[KAFKA-13769] KTable FK join can miss records if an upstream non-key-changing operation changes key serializer - ASF JIRA

XML

Word

Printable

JSON

Details

Type: Bug
Status: Resolved
Priority: Major
Resolution: Fixed
Affects Version/s: None
Fix Version/s: 3.4.0, 3.3.3
Component/s: streams
Labels:
None

Description

Consider a topology, where the source KTable is followed by a transformValues operation that changes the key schema followed by a foreign key join. The FK join might miss records in such a topology because they might be sent to the wrong partitions.

As transformValues does not change the key itself, repartition won't happen after this operation. However, the KTable instance that calls doJoinOnForeignKey uses the new serde coming from transformValues rather than the original. As a result, all nodes in the FK join topology except for SubscriptionResolverJoinProcessorSupplier use the "new" serde. SubscriptionResolverJoinProcessorSupplier uses the old one because it uses valueGetterSupplier that in turn will retrieve the records from the topic.

A different serializer might serialize keys to different series of bytes, which will lead to sending them to the wrong partitions.
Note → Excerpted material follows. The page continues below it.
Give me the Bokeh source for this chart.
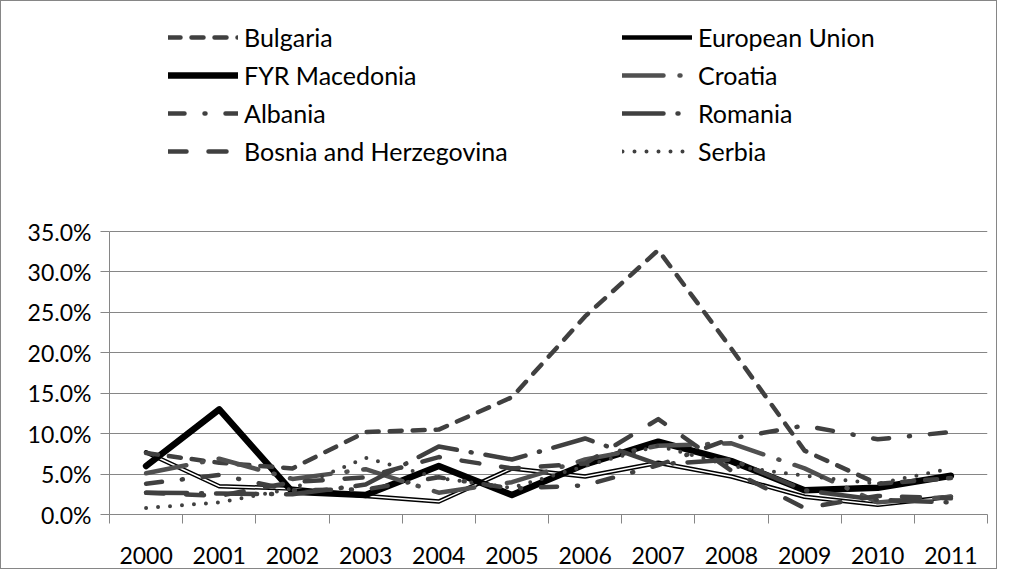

To run into that issue, multiple things must happen:

a topic should have more than one partition,
KTable's serializer should be modified via a non-key-changing operation,
the new serializer should serialize keys differently

In practice, it might happen if the key type is a Struct because it serializes to a JSON string columnName -> value. If the transformValues operation changes column names to avoid name clashes with the joining table, such join can lead to incorrect behavior.